TASK DESCRIPTION: Set down the whole listing verbatim.

PROVIDED MATERIAL:

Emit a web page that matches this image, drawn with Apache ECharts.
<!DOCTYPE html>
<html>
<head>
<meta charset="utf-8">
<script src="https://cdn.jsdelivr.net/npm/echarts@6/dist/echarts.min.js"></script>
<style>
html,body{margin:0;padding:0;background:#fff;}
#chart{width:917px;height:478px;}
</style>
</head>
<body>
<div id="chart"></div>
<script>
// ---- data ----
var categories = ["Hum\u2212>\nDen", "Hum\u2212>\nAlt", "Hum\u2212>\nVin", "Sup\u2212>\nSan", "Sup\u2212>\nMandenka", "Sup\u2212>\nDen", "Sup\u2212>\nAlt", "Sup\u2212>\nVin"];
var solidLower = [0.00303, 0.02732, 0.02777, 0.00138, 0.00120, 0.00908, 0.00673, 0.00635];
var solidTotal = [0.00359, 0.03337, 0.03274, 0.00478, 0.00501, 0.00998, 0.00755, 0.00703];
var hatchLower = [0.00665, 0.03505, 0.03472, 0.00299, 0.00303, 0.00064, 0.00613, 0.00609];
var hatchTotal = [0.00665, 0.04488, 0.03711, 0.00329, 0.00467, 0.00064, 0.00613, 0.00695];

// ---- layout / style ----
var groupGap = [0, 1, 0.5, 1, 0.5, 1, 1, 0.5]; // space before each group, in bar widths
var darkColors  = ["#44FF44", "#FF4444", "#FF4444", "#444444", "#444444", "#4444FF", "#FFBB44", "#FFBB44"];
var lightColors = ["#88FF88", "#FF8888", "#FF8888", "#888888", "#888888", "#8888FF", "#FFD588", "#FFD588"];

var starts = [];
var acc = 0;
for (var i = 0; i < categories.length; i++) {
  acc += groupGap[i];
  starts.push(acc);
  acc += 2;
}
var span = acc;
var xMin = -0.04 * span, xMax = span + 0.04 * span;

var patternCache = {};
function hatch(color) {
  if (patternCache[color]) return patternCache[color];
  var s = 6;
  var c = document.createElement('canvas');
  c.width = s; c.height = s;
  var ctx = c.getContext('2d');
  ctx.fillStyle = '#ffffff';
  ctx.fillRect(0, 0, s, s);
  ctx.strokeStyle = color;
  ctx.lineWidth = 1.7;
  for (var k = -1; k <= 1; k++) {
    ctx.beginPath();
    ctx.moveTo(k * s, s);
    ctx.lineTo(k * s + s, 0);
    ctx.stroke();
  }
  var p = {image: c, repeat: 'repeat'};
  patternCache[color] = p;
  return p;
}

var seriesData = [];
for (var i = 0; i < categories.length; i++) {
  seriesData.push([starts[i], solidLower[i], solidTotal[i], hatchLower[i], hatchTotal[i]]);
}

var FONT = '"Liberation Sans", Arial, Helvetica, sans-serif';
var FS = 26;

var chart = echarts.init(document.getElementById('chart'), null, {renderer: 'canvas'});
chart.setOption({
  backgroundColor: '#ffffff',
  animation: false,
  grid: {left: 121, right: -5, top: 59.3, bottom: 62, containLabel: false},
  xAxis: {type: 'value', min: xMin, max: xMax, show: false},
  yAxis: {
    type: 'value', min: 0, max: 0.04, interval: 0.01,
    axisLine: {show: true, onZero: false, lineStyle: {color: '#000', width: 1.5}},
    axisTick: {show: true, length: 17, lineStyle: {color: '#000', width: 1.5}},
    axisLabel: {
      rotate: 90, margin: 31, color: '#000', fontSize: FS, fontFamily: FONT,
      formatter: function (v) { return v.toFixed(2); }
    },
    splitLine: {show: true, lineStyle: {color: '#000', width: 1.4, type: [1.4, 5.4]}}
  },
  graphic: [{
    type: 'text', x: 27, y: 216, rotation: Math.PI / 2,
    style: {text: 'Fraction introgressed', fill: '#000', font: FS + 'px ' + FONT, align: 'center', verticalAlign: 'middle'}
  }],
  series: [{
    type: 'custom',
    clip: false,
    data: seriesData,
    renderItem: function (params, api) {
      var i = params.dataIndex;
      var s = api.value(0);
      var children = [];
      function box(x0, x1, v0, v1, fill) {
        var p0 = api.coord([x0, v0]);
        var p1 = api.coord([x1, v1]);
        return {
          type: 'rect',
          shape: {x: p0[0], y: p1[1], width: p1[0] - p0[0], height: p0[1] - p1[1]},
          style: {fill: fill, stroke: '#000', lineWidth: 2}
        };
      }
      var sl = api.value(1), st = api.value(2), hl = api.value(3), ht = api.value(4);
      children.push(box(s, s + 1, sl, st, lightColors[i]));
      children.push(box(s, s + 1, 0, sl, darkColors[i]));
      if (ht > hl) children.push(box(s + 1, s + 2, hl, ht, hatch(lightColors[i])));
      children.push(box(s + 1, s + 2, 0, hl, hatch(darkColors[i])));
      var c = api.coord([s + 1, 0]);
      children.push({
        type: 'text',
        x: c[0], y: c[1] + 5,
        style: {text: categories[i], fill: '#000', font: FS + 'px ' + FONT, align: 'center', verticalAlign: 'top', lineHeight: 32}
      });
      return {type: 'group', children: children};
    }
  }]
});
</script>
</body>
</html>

WORKED ANSWER:
Emit a web page that matches this image, drawn with Apache ECharts.
<!DOCTYPE html>
<html>
<head>
<meta charset="utf-8">
<script src="https://cdn.jsdelivr.net/npm/echarts@6/dist/echarts.min.js"></script>
<style>
html,body{margin:0;padding:0;background:#fff;}
#chart{width:917px;height:478px;}
</style>
</head>
<body>
<div id="chart"></div>
<script>
// ---- data ----
var categories = ["Hum\u2212>\nDen", "Hum\u2212>\nAlt", "Hum\u2212>\nVin", "Sup\u2212>\nSan", "Sup\u2212>\nMandenka", "Sup\u2212>\nDen", "Sup\u2212>\nAlt", "Sup\u2212>\nVin"];
var solidLower = [0.00303, 0.02732, 0.02777, 0.00138, 0.00120, 0.00908, 0.00673, 0.00635];
var solidTotal = [0.00359, 0.03337, 0.03274, 0.00478, 0.00501, 0.00998, 0.00755, 0.00703];
var hatchLower = [0.00665, 0.03505, 0.03472, 0.00299, 0.00303, 0.00064, 0.00613, 0.00609];
var hatchTotal = [0.00665, 0.04488, 0.03711, 0.00329, 0.00467, 0.00064, 0.00613, 0.00695];

// ---- layout / style ----
var groupGap = [0, 1, 0.5, 1, 0.5, 1, 1, 0.5]; // space before each group, in bar widths
var darkColors  = ["#44FF44", "#FF4444", "#FF4444", "#444444", "#444444", "#4444FF", "#FFBB44", "#FFBB44"];
var lightColors = ["#88FF88", "#FF8888", "#FF8888", "#888888", "#888888", "#8888FF", "#FFD588", "#FFD588"];

var starts = [];
var acc = 0;
for (var i = 0; i < categories.length; i++) {
  acc += groupGap[i];
  starts.push(acc);
  acc += 2;
}
var span = acc;
var xMin = -0.04 * span, xMax = span + 0.04 * span;

var patternCache = {};
function hatch(color) {
  if (patternCache[color]) return patternCache[color];
  var s = 6;
  var c = document.createElement('canvas');
  c.width = s; c.height = s;
  var ctx = c.getContext('2d');
  ctx.fillStyle = '#ffffff';
  ctx.fillRect(0, 0, s, s);
  ctx.strokeStyle = color;
  ctx.lineWidth = 1.7;
  for (var k = -1; k <= 1; k++) {
    ctx.beginPath();
    ctx.moveTo(k * s, s);
    ctx.lineTo(k * s + s, 0);
    ctx.stroke();
  }
  var p = {image: c, repeat: 'repeat'};
  patternCache[color] = p;
  return p;
}

var seriesData = [];
for (var i = 0; i < categories.length; i++) {
  seriesData.push([starts[i], solidLower[i], solidTotal[i], hatchLower[i], hatchTotal[i]]);
}

var FONT = '"Liberation Sans", Arial, Helvetica, sans-serif';
var FS = 26;

var chart = echarts.init(document.getElementById('chart'), null, {renderer: 'canvas'});
chart.setOption({
  backgroundColor: '#ffffff',
  animation: false,
  grid: {left: 121, right: -5, top: 59.3, bottom: 62, containLabel: false},
  xAxis: {type: 'value', min: xMin, max: xMax, show: false},
  yAxis: {
    type: 'value', min: 0, max: 0.04, interval: 0.01,
    axisLine: {show: true, onZero: false, lineStyle: {color: '#000', width: 1.5}},
    axisTick: {show: true, length: 17, lineStyle: {color: '#000', width: 1.5}},
    axisLabel: {
      rotate: 90, margin: 31, color: '#000', fontSize: FS, fontFamily: FONT,
      formatter: function (v) { return v.toFixed(2); }
    },
    splitLine: {show: true, lineStyle: {color: '#000', width: 1.4, type: [1.4, 5.4]}}
  },
  graphic: [{
    type: 'text', x: 27, y: 216, rotation: Math.PI / 2,
    style: {text: 'Fraction introgressed', fill: '#000', font: FS + 'px ' + FONT, align: 'center', verticalAlign: 'middle'}
  }],
  series: [{
    type: 'custom',
    clip: false,
    data: seriesData,
    renderItem: function (params, api) {
      var i = params.dataIndex;
      var s = api.value(0);
      var children = [];
      function box(x0, x1, v0, v1, fill) {
        var p0 = api.coord([x0, v0]);
        var p1 = api.coord([x1, v1]);
        return {
          type: 'rect',
          shape: {x: p0[0], y: p1[1], width: p1[0] - p0[0], height: p0[1] - p1[1]},
          style: {fill: fill, stroke: '#000', lineWidth: 2}
        };
      }
      var sl = api.value(1), st = api.value(2), hl = api.value(3), ht = api.value(4);
      children.push(box(s, s + 1, sl, st, lightColors[i]));
      children.push(box(s, s + 1, 0, sl, darkColors[i]));
      if (ht > hl) children.push(box(s + 1, s + 2, hl, ht, hatch(lightColors[i])));
      children.push(box(s + 1, s + 2, 0, hl, hatch(darkColors[i])));
      var c = api.coord([s + 1, 0]);
      children.push({
        type: 'text',
        x: c[0], y: c[1] + 5,
        style: {text: categories[i], fill: '#000', font: FS + 'px ' + FONT, align: 'center', verticalAlign: 'top', lineHeight: 32}
      });
      return {type: 'group', children: children};
    }
  }]
});
</script>
</body>
</html>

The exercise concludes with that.